De mi veloz lectura deduje que la firmante había escrito la carta en un arrebato de dolor momentos después de haber recibido la noticia de la muerte de la doctora Zyxw, de quien había sido paciente sicoanalítica tiempo atrás. Y, a pesar de que a vuela-pluma consignaba que a su doctora debía la afición a la poesía y a Sobre los ángeles, pues la doctora llegó a ser tan amiga de Alberti que se alojó un verano en su casa de Roma; y que asimismo a ella atribuía, a pesar de haber pasado ya los cuarenta, no tener arrugas, ya que, en una ocasión en la que la acompañó a visitar a María Asúnsolo en su casa de México, había oído con toda atención a las dos amigas intercambiar recetas de belleza, era otro el recuerdo en el que concentraba lo que la hacía sentir profundamente la muerte de la doctora.

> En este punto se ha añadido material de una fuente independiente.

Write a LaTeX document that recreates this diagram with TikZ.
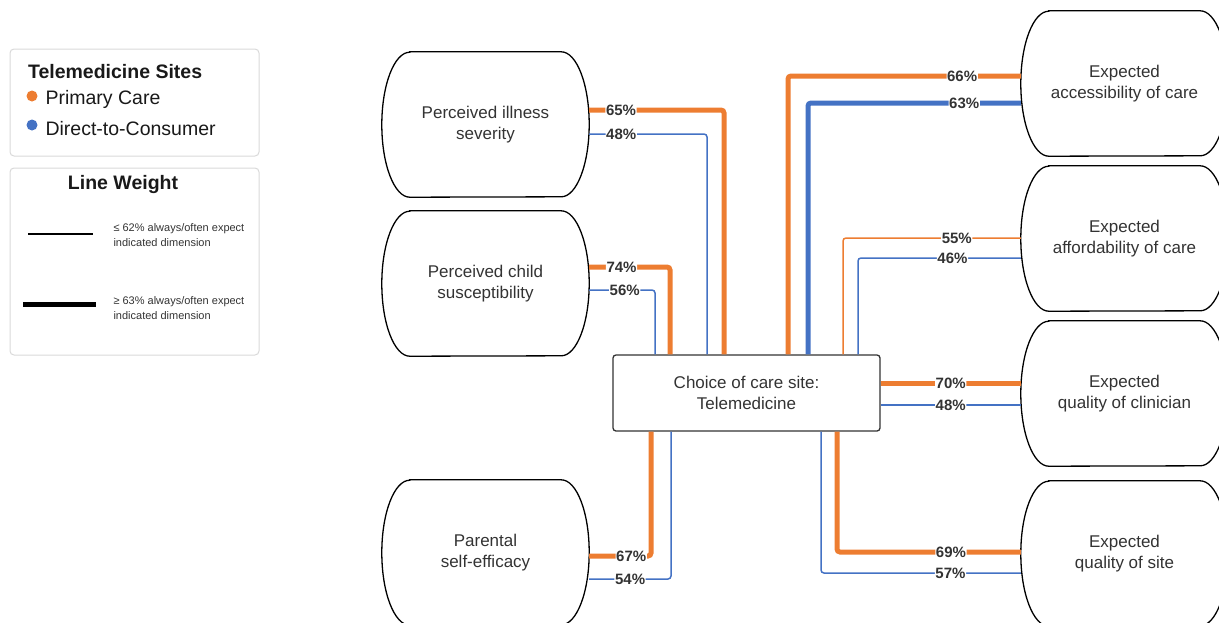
\documentclass[tikz,border=0pt]{standalone}
\usepackage{fontspec}
\setmainfont{Liberation Sans}
\usetikzlibrary{calc}
\definecolor{pcorange}{HTML}{ED7D31}
\definecolor{dtcblue}{HTML}{4472C4}
\definecolor{txt}{HTML}{333333}
\tikzset{f/.style={font=\fontsize{17}{21}\selectfont, text=txt, align=center}}
\tikzset{p/.style={font=\fontsize{15}{15}\selectfont\bfseries, text=txt, fill=white, inner sep=0.6pt}}
\tikzset{factor/.style={f, minimum width=207pt, minimum height=145pt, inner sep=0pt}}
\tikzset{pc/.style={draw=pcorange, rounded corners=3pt}}
\tikzset{dtc/.style={draw=dtcblue, rounded corners=3pt}}
\tikzset{hi/.style={line width=5pt}}
\tikzset{lo/.style={line width=1.5pt}}
\tikzset{lbox/.style={draw=black!15, line width=1pt, rounded corners=4pt, minimum width=249pt}}
\tikzset{lt/.style={font=\fontsize{19.5}{22}\selectfont\bfseries, text=black!90}}
\tikzset{lg/.style={font=\fontsize{19.5}{22}\selectfont, text=black!90}}
\tikzset{sm/.style={font=\fontsize{11}{15}\selectfont, text=txt, align=left}}
\newcommand{\pill}[1]{\draw[line width=1.3pt] ([xshift=28pt]#1.north west) -- ([xshift=-28pt]#1.north east)
  arc[start angle=90, end angle=-90, x radius=28pt, y radius=72.5pt] -- ([xshift=28pt]#1.south west)
  arc[start angle=270, end angle=90, x radius=28pt, y radius=72.5pt] -- cycle;}

\begin{document}
\begin{tikzpicture}[x=1pt, y=-1pt]
  \useasboundingbox (0,0) rectangle (1219,622);
  \node[lbox, minimum height=107pt] (sites) at (134.5,102.5) {};
  \node[lbox, minimum height=187pt] (weight) at (134.5,261.5) {};
  \node[lt, anchor=west] (sitestitle) at (24.5,72) {Telemedicine Sites};
  \node[circle, fill=pcorange, minimum size=11pt, inner sep=0pt] (pcdot) at (32,96) {};
  \node[lg, anchor=west] (pclab) at (42,99.5) {Primary Care};
  \node[circle, fill=dtcblue, minimum size=11pt, inner sep=0pt] (dtcdot) at (32,125) {};
  \node[lg, anchor=west] (dtclab) at (42,128.5) {Direct-to-Consumer};
  \node[lt] (weighttitle) at (123,184) {Line Weight};
  \coordinate (lo1) at (28,234);
  \coordinate (lo2) at (93,234);
  \draw[lo] (lo1) -- (lo2);
  \coordinate (hi1) at (23,304);
  \coordinate (hi2) at (96,304);
  \draw[hi] (hi1) -- (hi2);
  \node[sm, anchor=west] (lolab) at (110,235) {≤ 62\% always/often expect\\indicated dimension};
  \node[sm, anchor=west] (hilab) at (110,308.5) {≥ 63\% always/often expect\\indicated dimension};

  \node[factor] (sev) at (485.5,124.5) {Perceived illness\\severity};
  \node[factor] (sus) at (485.5,283.5) {Perceived child\\susceptibility};
  \node[factor] (eff) at (485.5,552.5) {Parental\\self-efficacy};
  \node[factor] (acc) at (1124.5,83.5) {Expected\\accessibility of care};
  \node[factor] (aff) at (1124.5,238.5) {Expected\\affordability of care};
  \node[factor] (clin) at (1124.5,393.5) {Expected\\quality of clinician};
  \node[factor] (qsite) at (1124.5,553.5) {Expected\\quality of site};
  \pill{sev} \pill{sus} \pill{eff} \pill{acc} \pill{aff} \pill{clin} \pill{qsite}
  \node[f, draw=txt, line width=1.3pt, rounded corners=3pt, minimum width=267pt, minimum height=76pt] (choice) at (746.5,393) {Choice of care site:\\Telemedicine};

  \draw[pc, hi] ([yshift=14.5pt]sev.east) -| node[p, pos=0.118] {65\%} ([xshift=-22.5pt]choice.north);
  \draw[dtc, lo] ([yshift=-9.5pt]sev.east) -| node[p, pos=0.136] {48\%} ([xshift=-39.5pt]choice.north);
  \draw[pc, hi] ([yshift=16.5pt]sus.east) -| node[p, pos=0.2] {74\%} ([xshift=-76.5pt]choice.north);
  \draw[dtc, lo] ([yshift=-6.5pt]sus.east) -| node[p, pos=0.27] {56\%} ([xshift=-91.5pt]choice.north);
  \draw[pc, hi] ([yshift=-3.5pt]eff.east) -| node[p, pos=0.34] {67\%} ([xshift=-95.5pt]choice.south);
  \draw[dtc, lo] ([yshift=-26.5pt]eff.east) -| node[p, pos=0.25] {54\%} ([xshift=-75.5pt]choice.south);

  \draw[pc, hi] ([yshift=7.5pt]acc.west) -| node[p, pos=0.126] {66\%} ([xshift=41.5pt]choice.north);
  \draw[dtc, hi] ([yshift=-19.5pt]acc.west) -| node[p, pos=0.133] {63\%} ([xshift=61.5pt]choice.north);
  \draw[pc, lo] ([yshift=0.5pt]aff.west) -| node[p, pos=0.18] {55\%} ([xshift=96.5pt]choice.north);
  \draw[dtc, lo] ([yshift=-19.5pt]aff.west) -| node[p, pos=0.21] {46\%} ([xshift=111.5pt]choice.north);
  \draw[pc, hi] ([yshift=10pt]choice.east) -- node[p] {70\%} ([yshift=10.5pt]clin.west);
  \draw[dtc, lo] ([yshift=-12pt]choice.east) -- node[p] {48\%} ([yshift=-11.5pt]clin.west);
  \draw[pc, hi] ([yshift=1.5pt]qsite.west) -| node[p, pos=0.19] {69\%} ([xshift=90.5pt]choice.south);
  \draw[dtc, lo] ([yshift=-19.5pt]qsite.west) -| node[p, pos=0.176] {57\%} ([xshift=74.5pt]choice.south);
\end{tikzpicture}
\end{document}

Sin embargo, para llegar a aquel recuerdo, ella recapituló para el destinatario de la carta, llamado Jorge simplemente, la naturaleza de su tratamiento con la doctora Zyxw, no tanto para que él tuviera presente que ese tratamiento había abarcado la adolescencia de ella, como para que se compenetrara de los motivos que la llevaban a considerar dicho recuerdo como la concentración válida de su sentimiento enorme de pérdida ahora que la doctora había muerto.

Parecería que cualesquiera que hubieran sido las variantes de problemas concretos o conflictos abstractos de la joven Dian, la doctora los había visto en su totalidad como extensiones o reflejos de un único origen: la calidad parcial de afecto materno de que fue objeto, la parcialidad definida por el tiempo y la adecuación, es decir, poco tiempo de afecto y afecto inadecuado, cosa que, de no ser tratada, incapacita a quien la padezca para amar y ser amado, por el tiempo y en la forma adecuados, o sea, total y permanentemente. Y parecería asimismo que el tratamiento de Dian había llegado a buen fin, pues el hecho recogido en el recuerdo que contenía cuanto atestiguaba la congoja de Dian hablaba por sí solo.

Y era el que sigue: la boda de Dian. La víspera, unos veinte años antes de estos hechos, la doctora Zyxw había invitado a su ex paciente a visitarla. Después de ponerse ambas al tanto de sus más recientes noticias, entre las que a Dian la había aterrado, estremecido e intimidado la de que a su doctora unas extrañas autoridades le habían cateado la casa para despojarla precisamente de sus archivos, la doctora pidió a Dian que la siguiera a su recámara. Sobre la cama, Dian vio un camisón blanco que, simultáneamente, la doctora levantó y le tendió. Y Dian recordaba en la carta cómo, entre risas más que sonrisas, su doctora le había referido que, en cuanto supo que Dian se casaba, le había pedido a una amiga florentina que le enviara un camisón, y que su amiga, que en palabras de la doctora era "sumamente infantil", pues a los sesenta años seguía adornando su casa con muñecas, se lo había hecho llegar, con un mensaje en el que confesaba que dicho camisón le había gustado tanto que no resistió usarlo, si bien sólo una noche, "Pero de amor", precisó la doctora; "pruébatelo". Y Dian, tras desnudarse, se lo probó.